--- Source records ---

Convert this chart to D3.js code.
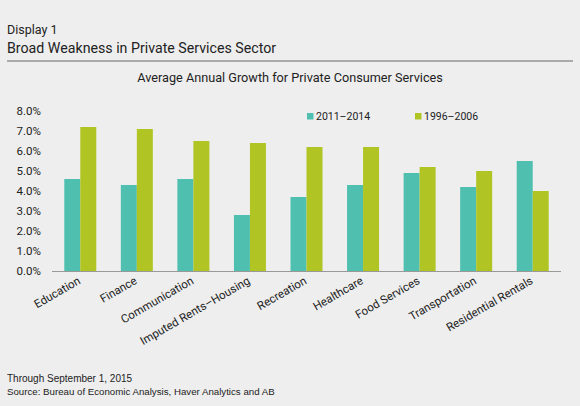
<!DOCTYPE html>
<html>
<head>
<meta charset="utf-8">
<script src="https://cdn.jsdelivr.net/npm/d3@7"></script>
<style>
  body { margin: 0; background: #eeeeee; }
  svg { display: block; }
</style>
</head>
<body>
<div id="chart"></div>
<script>
var categories = ["Education", "Finance", "Communication", "Imputed Rents\u2013Housing", "Recreation",
  "Healthcare", "Food Services", "Transportation", "Residential Rentals"];
var seriesNames = ["2011\u20132014", "1996\u20132006"];
var recent = [4.6, 4.3, 4.6, 2.8, 3.7, 4.3, 4.9, 4.2, 5.5];
var earlier = [7.2, 7.1, 6.5, 6.4, 6.2, 6.2, 5.2, 5.0, 4.0];
var yTicks = [0, 1, 2, 3, 4, 5, 6, 7, 8];
var colors = ["#4fbfaf", "#b0c524"];

var w = 580, h = 406;
var font = "Roboto, 'Open Sans', sans-serif";

var svg = d3.select("#chart").append("svg")
  .attr("width", w).attr("height", h);

svg.append("rect").attr("width", w).attr("height", h).attr("fill", "#eeeeee");

// header
svg.append("text").attr("x", 7).attr("y", 34).text("Display 1")
  .attr("font-family", font).attr("font-size", 12.5).attr("fill", "#222");
svg.append("text").attr("x", 7).attr("y", 53).text("Broad Weakness in Private Services Sector")
  .attr("font-family", font).attr("font-size", 14.2).attr("fill", "#222");
svg.append("line").attr("x1", 7).attr("x2", 573).attr("y1", 61).attr("y2", 61)
  .attr("stroke", "#aaaaaa").attr("stroke-width", 2);
svg.append("text").attr("x", 290).attr("y", 82).attr("text-anchor", "middle")
  .text("Average Annual Growth for Private Consumer Services")
  .attr("font-family", font).attr("font-size", 12.7).attr("fill", "#222");

var x0 = d3.scaleBand().domain(categories).range([52, 561]);
var x1 = d3.scaleBand().domain(seriesNames).range([0, 32]);
var y = d3.scaleLinear().domain([0, 8]).range([271, 111]);

var rows = categories.map(function(c, i) {
  return { cat: c, vals: [recent[i], earlier[i]] };
});

var g = svg.selectAll("g.grp").data(rows).enter().append("g")
  .attr("transform", function(d) {
    return "translate(" + (x0(d.cat) + x0.bandwidth() / 2 - 16) + ",0)";
  });

g.selectAll("rect").data(function(d) {
    return d.vals.map(function(v, j) { return { s: seriesNames[j], v: v, j: j }; });
  }).enter().append("rect")
  .attr("x", function(d) { return x1(d.s); })
  .attr("width", x1.bandwidth())
  .attr("y", function(d) { return y(d.v); })
  .attr("height", function(d) { return y(0) - y(d.v); })
  .attr("fill", function(d) { return colors[d.j]; });

// y axis labels
var yAxis = svg.append("g").attr("transform", "translate(41,0)")
  .call(d3.axisLeft(y).tickValues(yTicks).tickSize(0).tickPadding(0)
    .tickFormat(function(d) { return d.toFixed(1) + "%"; }));
yAxis.select(".domain").remove();
yAxis.selectAll("text").attr("font-family", font).attr("font-size", 11.5).attr("fill", "#222");

// baseline
svg.append("line").attr("x1", 52).attr("x2", 561).attr("y1", y(0) + 0.5).attr("y2", y(0) + 0.5)
  .attr("stroke", "#999999").attr("stroke-width", 1.2);

// x axis labels
var xAxis = svg.append("g").attr("transform", "translate(0," + y(0) + ")")
  .call(d3.axisBottom(x0).tickSize(0).tickPadding(0));
xAxis.select(".domain").remove();
xAxis.selectAll("text")
  .attr("font-family", font).attr("font-size", 11.5).attr("fill", "#222")
  .attr("text-anchor", "end")
  .attr("dy", 0)
  .attr("transform", "translate(1,12) rotate(-30)");

// legend
var legX = [307, 415];
var leg = svg.selectAll("g.leg").data(seriesNames).enter().append("g")
  .attr("transform", function(d, i) { return "translate(" + legX[i] + ",113)"; });
leg.append("rect").attr("width", 6.5).attr("height", 6.5)
  .attr("fill", function(d, i) { return colors[i]; });
leg.append("text").attr("x", 9).attr("y", 7).text(function(d) { return d; })
  .attr("font-family", font).attr("font-size", 10.5).attr("fill", "#222");

// footer
svg.append("text").attr("x", 7).attr("y", 382).text("Through September 1, 2015")
  .attr("font-family", "'Liberation Sans', Arial, sans-serif").attr("font-size", 10).attr("fill", "#222");
svg.append("text").attr("x", 7).attr("y", 395).text("Source: Bureau of Economic Analysis, Haver Analytics and AB")
  .attr("font-family", "'Liberation Sans', Arial, sans-serif").attr("font-size", 9.7).attr("fill", "#222");
</script>
</body>
</html>
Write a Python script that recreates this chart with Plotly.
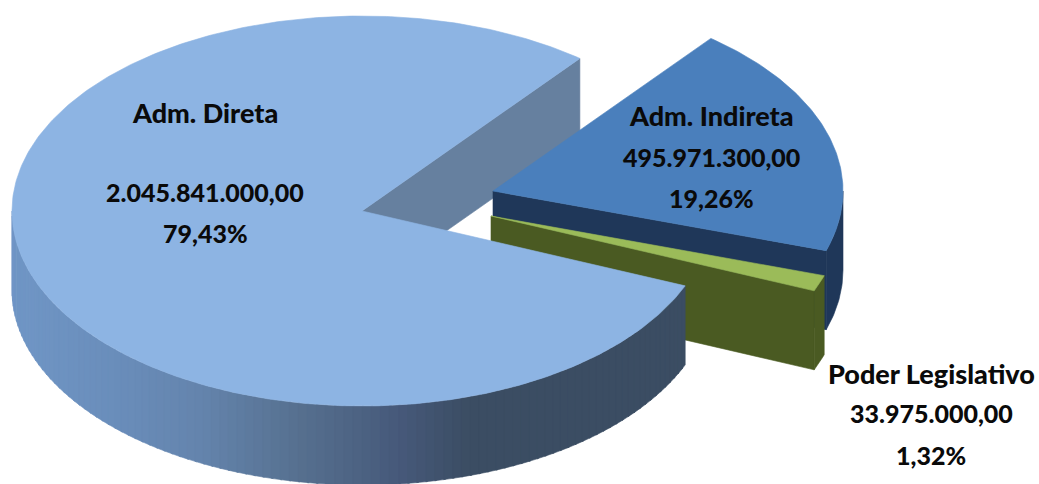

--- Description of the task ---
Excluding the pictures, reproduce every entry exactly as given.

--- Task response ---
Convert this chart to D3.js code.
<!DOCTYPE html>
<html>
<head>
<meta charset="utf-8">
<script src="https://cdn.jsdelivr.net/npm/d3@7"></script>
<style>
  body { margin: 0; background: #eeeeee; }
  svg { display: block; }
</style>
</head>
<body>
<div id="chart"></div>
<script>
var categories = ["Education", "Finance", "Communication", "Imputed Rents\u2013Housing", "Recreation",
  "Healthcare", "Food Services", "Transportation", "Residential Rentals"];
var seriesNames = ["2011\u20132014", "1996\u20132006"];
var recent = [4.6, 4.3, 4.6, 2.8, 3.7, 4.3, 4.9, 4.2, 5.5];
var earlier = [7.2, 7.1, 6.5, 6.4, 6.2, 6.2, 5.2, 5.0, 4.0];
var yTicks = [0, 1, 2, 3, 4, 5, 6, 7, 8];
var colors = ["#4fbfaf", "#b0c524"];

var w = 580, h = 406;
var font = "Roboto, 'Open Sans', sans-serif";

var svg = d3.select("#chart").append("svg")
  .attr("width", w).attr("height", h);

svg.append("rect").attr("width", w).attr("height", h).attr("fill", "#eeeeee");

// header
svg.append("text").attr("x", 7).attr("y", 34).text("Display 1")
  .attr("font-family", font).attr("font-size", 12.5).attr("fill", "#222");
svg.append("text").attr("x", 7).attr("y", 53).text("Broad Weakness in Private Services Sector")
  .attr("font-family", font).attr("font-size", 14.2).attr("fill", "#222");
svg.append("line").attr("x1", 7).attr("x2", 573).attr("y1", 61).attr("y2", 61)
  .attr("stroke", "#aaaaaa").attr("stroke-width", 2);
svg.append("text").attr("x", 290).attr("y", 82).attr("text-anchor", "middle")
  .text("Average Annual Growth for Private Consumer Services")
  .attr("font-family", font).attr("font-size", 12.7).attr("fill", "#222");

var x0 = d3.scaleBand().domain(categories).range([52, 561]);
var x1 = d3.scaleBand().domain(seriesNames).range([0, 32]);
var y = d3.scaleLinear().domain([0, 8]).range([271, 111]);

var rows = categories.map(function(c, i) {
  return { cat: c, vals: [recent[i], earlier[i]] };
});

var g = svg.selectAll("g.grp").data(rows).enter().append("g")
  .attr("transform", function(d) {
    return "translate(" + (x0(d.cat) + x0.bandwidth() / 2 - 16) + ",0)";
  });

g.selectAll("rect").data(function(d) {
    return d.vals.map(function(v, j) { return { s: seriesNames[j], v: v, j: j }; });
  }).enter().append("rect")
  .attr("x", function(d) { return x1(d.s); })
  .attr("width", x1.bandwidth())
  .attr("y", function(d) { return y(d.v); })
  .attr("height", function(d) { return y(0) - y(d.v); })
  .attr("fill", function(d) { return colors[d.j]; });

// y axis labels
var yAxis = svg.append("g").attr("transform", "translate(41,0)")
  .call(d3.axisLeft(y).tickValues(yTicks).tickSize(0).tickPadding(0)
    .tickFormat(function(d) { return d.toFixed(1) + "%"; }));
yAxis.select(".domain").remove();
yAxis.selectAll("text").attr("font-family", font).attr("font-size", 11.5).attr("fill", "#222");

// baseline
svg.append("line").attr("x1", 52).attr("x2", 561).attr("y1", y(0) + 0.5).attr("y2", y(0) + 0.5)
  .attr("stroke", "#999999").attr("stroke-width", 1.2);

// x axis labels
var xAxis = svg.append("g").attr("transform", "translate(0," + y(0) + ")")
  .call(d3.axisBottom(x0).tickSize(0).tickPadding(0));
xAxis.select(".domain").remove();
xAxis.selectAll("text")
  .attr("font-family", font).attr("font-size", 11.5).attr("fill", "#222")
  .attr("text-anchor", "end")
  .attr("dy", 0)
  .attr("transform", "translate(1,12) rotate(-30)");

// legend
var legX = [307, 415];
var leg = svg.selectAll("g.leg").data(seriesNames).enter().append("g")
  .attr("transform", function(d, i) { return "translate(" + legX[i] + ",113)"; });
leg.append("rect").attr("width", 6.5).attr("height", 6.5)
  .attr("fill", function(d, i) { return colors[i]; });
leg.append("text").attr("x", 9).attr("y", 7).text(function(d) { return d; })
  .attr("font-family", font).attr("font-size", 10.5).attr("fill", "#222");

// footer
svg.append("text").attr("x", 7).attr("y", 382).text("Through September 1, 2015")
  .attr("font-family", "'Liberation Sans', Arial, sans-serif").attr("font-size", 10).attr("fill", "#222");
svg.append("text").attr("x", 7).attr("y", 395).text("Source: Bureau of Economic Analysis, Haver Analytics and AB")
  .attr("font-family", "'Liberation Sans', Arial, sans-serif").attr("font-size", 9.7).attr("fill", "#222");
</script>
</body>
</html>
Write a Python script that recreates this chart with Plotly.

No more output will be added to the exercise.